In this case, bitcoin might attempt to breach resistance near $100K on the announcement itself, riding the emotional high of the rate cut. However, as real yields stabilize or even creep higher, that euphoria fades. Expect rangy, indecisive price action—repeated tug-of-war at elevated levels rather than a decisive breakout. The night differential rate volatility spike will likely reverse as quickly as it appeared.

Scenario 2: The Dovish Surprise—The Liquidity Reversal The Fed doesn’t just cut rates but signals through a substantially lower dot plot that multiple additional cuts are coming in 2026. The post-meeting language also repositions QT’s end as a quasi-new liquidity commitment. This would represent rate cuts plus a fundamental shift in liquidity expectations.

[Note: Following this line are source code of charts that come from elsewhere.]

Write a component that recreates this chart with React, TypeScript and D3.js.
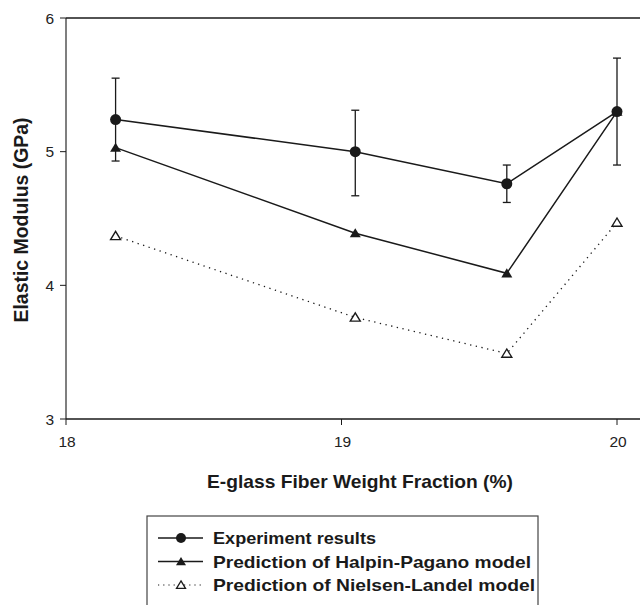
import React from 'react';
import * as d3 from 'd3';

// E-glass fibre weight fraction (%)
const fraction = [18.18, 19.05, 19.6, 20.0];
const experiment = [5.24, 5.0, 4.76, 5.3];
const errUpper = [5.55, 5.31, 4.9, 5.7];
const errLower = [4.93, 4.67, 4.62, 4.9];
const halpinPagano = [5.03, 4.39, 4.09, 5.3];
const nielsenLandel = [4.37, 3.76, 3.49, 4.47];
const xTicks = [18, 19, 20];
const yTicks = [3, 4, 5, 6];
const legendLabels = [
  'Experiment results',
  'Prediction of Halpin-Pagano model',
  'Prediction of Nielsen-Landel model',
];
const legendWidths = [163, 318, 322];

const W = 640;
const H = 605;
const font = '"Liberation Sans", Arial, sans-serif';

const x = d3.scaleLinear().domain([18, 20]).range([66, 617]);
const y = d3.scaleLinear().domain([3, 6]).range([419, 18]);

const line = d3
  .line<number>()
  .x((_, i) => x(fraction[i]))
  .y((d) => y(d));

const triangle = (cx: number, cy: number, s: number) =>
  `M${cx},${cy - s * 0.9}L${cx + s},${cy + s * 0.75}L${cx - s},${cy + s * 0.75}Z`;

export default function App() {
  const ink = '#1a1a1a';
  return (
    <svg
      width={W}
      height={H}
      style={{ position: 'absolute', left: 0, top: 0, background: '#fff' }}
      fontFamily={font}
    >
      {/* frame: left axis, top line, bottom axis */}
      <line x1={66} x2={66} y1={18} y2={419} stroke="#555" strokeWidth={1.5} />
      <line x1={66} x2={640} y1={18} y2={18} stroke={ink} strokeWidth={1.5} />
      <line x1={66} x2={640} y1={419} y2={419} stroke={ink} strokeWidth={1.5} />

      {yTicks.map((t) => (
        <g key={'y' + t}>
          <line x1={60} x2={66} y1={y(t)} y2={y(t)} stroke={ink} strokeWidth={1} />
          <text x={54} y={y(t)} dy="0.36em" textAnchor="end" fontSize={15.5} fill="#222">
            {t}
          </text>
        </g>
      ))}
      {xTicks.map((t) => (
        <g key={'x' + t}>
          <line x1={x(t)} x2={x(t)} y1={419} y2={425} stroke={ink} strokeWidth={1} />
          <text x={x(t) + 1} y={447} textAnchor="middle" fontSize={15.5} fill="#222">
            {t}
          </text>
        </g>
      ))}

      <text
        transform={`translate(28,220) rotate(-90)`}
        textAnchor="middle"
        fontSize={20}
        fontWeight="bold"
        fill={ink}
        textLength={205}
        lengthAdjust="spacingAndGlyphs"
      >
        Elastic Modulus (GPa)
      </text>
      <text
        x={360}
        y={488}
        textAnchor="middle"
        fontSize={19}
        fontWeight="bold"
        fill={ink}
        textLength={306}
        lengthAdjust="spacingAndGlyphs"
      >
        E-glass Fiber Weight Fraction (%)
      </text>

      {/* Nielsen-Landel */}
      <path
        d={line(nielsenLandel) ?? ''}
        fill="none"
        stroke={ink}
        strokeWidth={1.3}
        strokeDasharray="1.3,4.5"
      />
      {nielsenLandel.map((v, i) => (
        <path
          key={'n' + i}
          d={triangle(x(fraction[i]), y(v), 5)}
          fill="#fff"
          stroke={ink}
          strokeWidth={1.4}
        />
      ))}

      {/* Halpin-Pagano */}
      <path d={line(halpinPagano) ?? ''} fill="none" stroke={ink} strokeWidth={1.5} />
      {halpinPagano.map((v, i) => (
        <path key={'h' + i} d={triangle(x(fraction[i]), y(v), 5.5)} fill={ink} />
      ))}

      {/* Experiment with error bars */}
      {experiment.map((v, i) => {
        const cx = x(fraction[i]);
        return (
          <g key={'e' + i} stroke={ink} strokeWidth={1.3}>
            <line x1={cx} x2={cx} y1={y(errUpper[i])} y2={y(errLower[i])} />
            <line x1={cx - 4} x2={cx + 4} y1={y(errUpper[i])} y2={y(errUpper[i])} />
            <line x1={cx - 4} x2={cx + 4} y1={y(errLower[i])} y2={y(errLower[i])} />
          </g>
        );
      })}
      <path d={line(experiment) ?? ''} fill="none" stroke={ink} strokeWidth={1.5} />
      {experiment.map((v, i) => (
        <circle key={'c' + i} cx={x(fraction[i])} cy={y(v)} r={5.5} fill={ink} />
      ))}

      {/* legend */}
      <rect x={147} y={516} width={391} height={100} fill="none" stroke="#444" strokeWidth={1.2} />
      {legendLabels.map((label, i) => {
        const ly = 538 + i * 23.5;
        return (
          <g key={'l' + i}>
            <line
              x1={158}
              x2={203}
              y1={ly}
              y2={ly}
              stroke={ink}
              strokeWidth={i === 2 ? 1.2 : 1.5}
              strokeDasharray={i === 2 ? '1.2,4' : undefined}
            />
            {i === 0 && <circle cx={181} cy={ly} r={5} fill={ink} />}
            {i === 1 && <path d={triangle(181, ly, 5)} fill={ink} />}
            {i === 2 && (
              <path d={triangle(181, ly, 4.5)} fill="#fff" stroke={ink} strokeWidth={1.3} />
            )}
            <text
              x={213}
              y={ly}
              dy="0.36em"
              fontSize={17}
              fontWeight="bold"
              fill={ink}
              textLength={legendWidths[i]}
              lengthAdjust="spacingAndGlyphs"
            >
              {label}
            </text>
          </g>
        );
      })}
    </svg>
  );
}
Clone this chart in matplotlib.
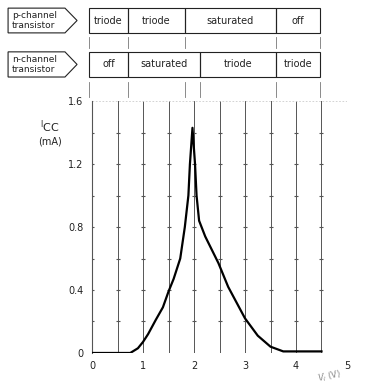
import matplotlib.pyplot as plt
import matplotlib.transforms as mtransforms
from matplotlib.patches import Polygon, Rectangle

# supply current vs input voltage of a CMOS inverter
vi = [0, 0.5, 0.75, 0.9, 1.0, 1.1, 1.25, 1.39, 1.5, 1.6, 1.73, 1.82, 1.89, 1.92, 1.97,
      2.02, 2.05, 2.10, 2.22, 2.48, 2.67, 3.0, 3.25, 3.5, 3.75, 4.0, 4.5]
icc = [0, 0, 0.0, 0.03, 0.07, 0.12, 0.21, 0.29, 0.39, 0.47, 0.6, 0.8, 1.0, 1.2, 1.43,
       1.2, 1.0, 0.84, 0.74, 0.57, 0.42, 0.22, 0.11, 0.04, 0.01, 0.01, 0.01]

# operating regions of each transistor, bounded in V_I
p_edges = [-0.06, 0.7, 1.82, 3.6, 4.47]
p_regions = ['triode', 'triode', 'saturated', 'off']
n_edges = [-0.06, 0.7, 2.12, 3.6, 4.47]
n_regions = ['off', 'saturated', 'triode', 'triode']

x_ticks = [0, 1, 2, 3, 4, 5]
y_ticks = [0, 0.4, 0.8, 1.2, 1.6]
y_tick_labels = ['0', '0.4', '0.8', '1.2', '1.6']

ink = '#222222'
grid_col = '#555555'

fig = plt.figure(figsize=(3.67, 3.87), dpi=100)
ax = fig.add_axes([0.2507, 0.0879, 0.6948, 0.651])
ax.set_xlim(0, 5)
ax.set_ylim(0, 1.6)

for side in ['top', 'right', 'bottom']:
    ax.spines[side].set_visible(False)
ax.spines['left'].set_color(grid_col)
ax.spines['left'].set_linewidth(0.8)

# vertical grid lines with small marks every 0.2 mA
grid_x = [0.5 * i for i in range(1, 10)]
for gx in grid_x:
    ax.plot([gx, gx], [0, 1.6], color=grid_col, lw=0.7, zorder=1)
ax.plot([5, 5], [0, 1.6], color='#aaaaaa', lw=0.6, ls=(0, (3, 3)), zorder=1)
marks_y = [0.2 * j for j in range(1, 8)]
for gx in [0] + grid_x:
    ax.plot([gx] * len(marks_y), marks_y, ls='none', marker='_', ms=2.5,
            mew=0.8, color=grid_col, zorder=1)
ax.plot([0, 5], [1.6, 1.6], color='#cccccc', lw=0.6, ls=(0, (2, 2)), zorder=1)

ax.plot(vi, icc, color='black', lw=1.6, zorder=3)

ax.set_xticks(x_ticks)
ax.set_xticklabels([str(t) for t in x_ticks])
ax.set_yticks(y_ticks)
ax.set_yticklabels(y_tick_labels)
ax.tick_params(axis='both', length=0, labelsize=7, colors=ink, pad=6)

ax.text(-0.82, 1.435, '$\\mathregular{^{I}CC}$', fontsize=8, color=ink,
        ha='center', va='center')
ax.text(-0.82, 1.345, '(mA)', fontsize=7, color=ink, ha='center', va='center')
ax.text(4.65, -0.15, '$V_I$ (V)', fontsize=6, color='#888888', rotation=12,
        ha='center', va='center')

# region bars above the plot
trans = mtransforms.blended_transform_factory(ax.transData, fig.transFigure)


def draw_row(edges, names, top, bottom):
    for k, name in enumerate(names):
        rect = Rectangle((edges[k], bottom), edges[k + 1] - edges[k], top - bottom,
                         transform=trans, fill=False, edgecolor=ink, lw=0.8,
                         clip_on=False)
        ax.add_patch(rect)
        ax.text((edges[k] + edges[k + 1]) / 2, (top + bottom) / 2, name,
                transform=trans, ha='center', va='center', fontsize=7, color=ink)


draw_row(p_edges, p_regions, 0.979, 0.915)
draw_row(n_edges, n_regions, 0.866, 0.801)

for ex in p_edges:
    ax.plot([ex, ex], [0.904, 0.876], transform=trans, color='#777777', lw=0.6,
            clip_on=False)
for ex in sorted(set(p_edges + n_edges)):
    ax.plot([ex, ex], [0.788, 0.749], transform=trans, color='#777777', lw=0.6,
            clip_on=False)


def draw_tag(text, top, bottom):
    mid = (top + bottom) / 2
    pts = [(0.022, top), (0.177, top), (0.21, mid), (0.177, bottom), (0.022, bottom)]
    fig.patches.append(Polygon(pts, closed=True, fill=False, edgecolor=ink, lw=0.8,
                               transform=fig.transFigure))
    fig.text(0.032, mid, text, ha='left', va='center', fontsize=6.5, color=ink,
             linespacing=1.1)


draw_tag('p-channel\ntransistor', 0.979, 0.915)
draw_tag('n-channel\ntransistor', 0.866, 0.801)

fig.savefig('out.png', dpi=100)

If this occurs and bitcoin can hold ground near $90K, we’d likely see a genuine attempt at the psychological $100K milestone. More importantly, on-chain assets like Ethereum, DeFi protocols, and Layer 2 solutions would experience meaningful upside as on-chain liquidity conditions improve materially.

Scenario 3: The Shock—Higher Rates for Longer The Fed either holds rates steady or, counterintuitively, cuts but signals through an even higher long-term dot plot that future cuts are off the table. The message: October and December were tactical insurance adjustments, not the start of an easing regime. This is the scenario most traders aren’t pricing in, making it the most dangerous.

In this case, the dollar and Treasury yields likely rally sharply. All non-income-generating assets supported primarily by valuation multiples—including bitcoin after its recent 30% pullback—would face meaningful headwinds. ETF inflows, already slowing compared to earlier in the year, could dry up entirely. Highly leveraged altcoins become the immediate casualties.

What Actually Matters on Decision Night

For crypto participants, this FOMC night functions like a macro-level options expiration event. Historically, the first hour after the announcement is pure emotional theater—algorithms clash, liquidity evaporates, and candles swing wildly in both directions without establishing any coherent trend. Real signal only emerges 12-24 hours later, after Powell’s press conference concludes and the market has fully digested the dot plot and forward guidance.

The rate decision determines today’s volatility rhythm. But the direction of overall liquidity—whether the Fed is truly pivoting toward accommodation or merely tweaking an otherwise restrictive stance—will determine how bitcoin and the broader crypto market perform in the second half of this cycle. Watch not just the cut, but the language surrounding what comes next.